Surveys I have seen recently show that recruiters are still primarily focused on hiring permanent, external talent. They are not looking at the internal talent or the non-traditional workforce. This is most likely because hiring managers are traditionalists who only consider hiring externally and permanently. But what is more serious is that this underlines how little respect or influencer recruiters have.

The future will require us to embrace a far more diverse workforce.

Step 4: Scenario Planning and Dynamic Modeling

Although scenario planning has been around since the 1960s, HR has recently adopted it to look at potential talent-demand situations.

Scenario planning, sometimes simplistically referred to as what-if planning, looks at various economic and business trends and other factors that have been identified as possibly impacting the supply of talent. Using different sets of factors, scenario planners develop recommended responses to meet the supply challenge.

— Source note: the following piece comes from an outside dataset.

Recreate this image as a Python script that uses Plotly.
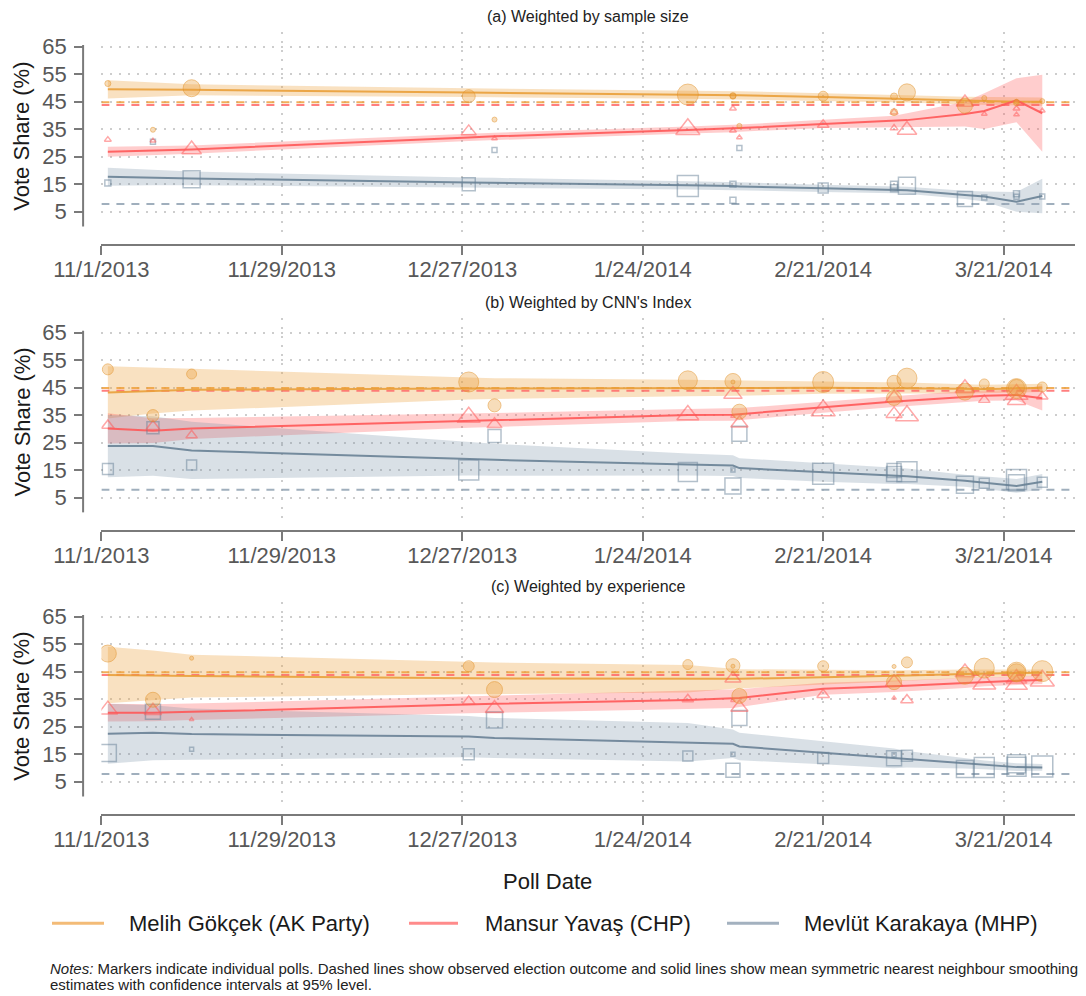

By including some of the available mathematical modeling tools in this process, a talent manager could project, for example, the benefits of training over hiring or of the value of one source of candidates over another based on turnover and time to productivity.

Talent planning will become a critical function within the human resources area. It will greatly enhance the ability of the organization to have the talent it needs available when and where it is required. Recruiting is vital to that success, but it cannot stand isolated and alone as it does now.

What all of this means is that recruiting can no longer be a stand-alone function. It must be integrated into a strategic talent leadership function with a broader charter and perhaps entirely differently skilled leadership.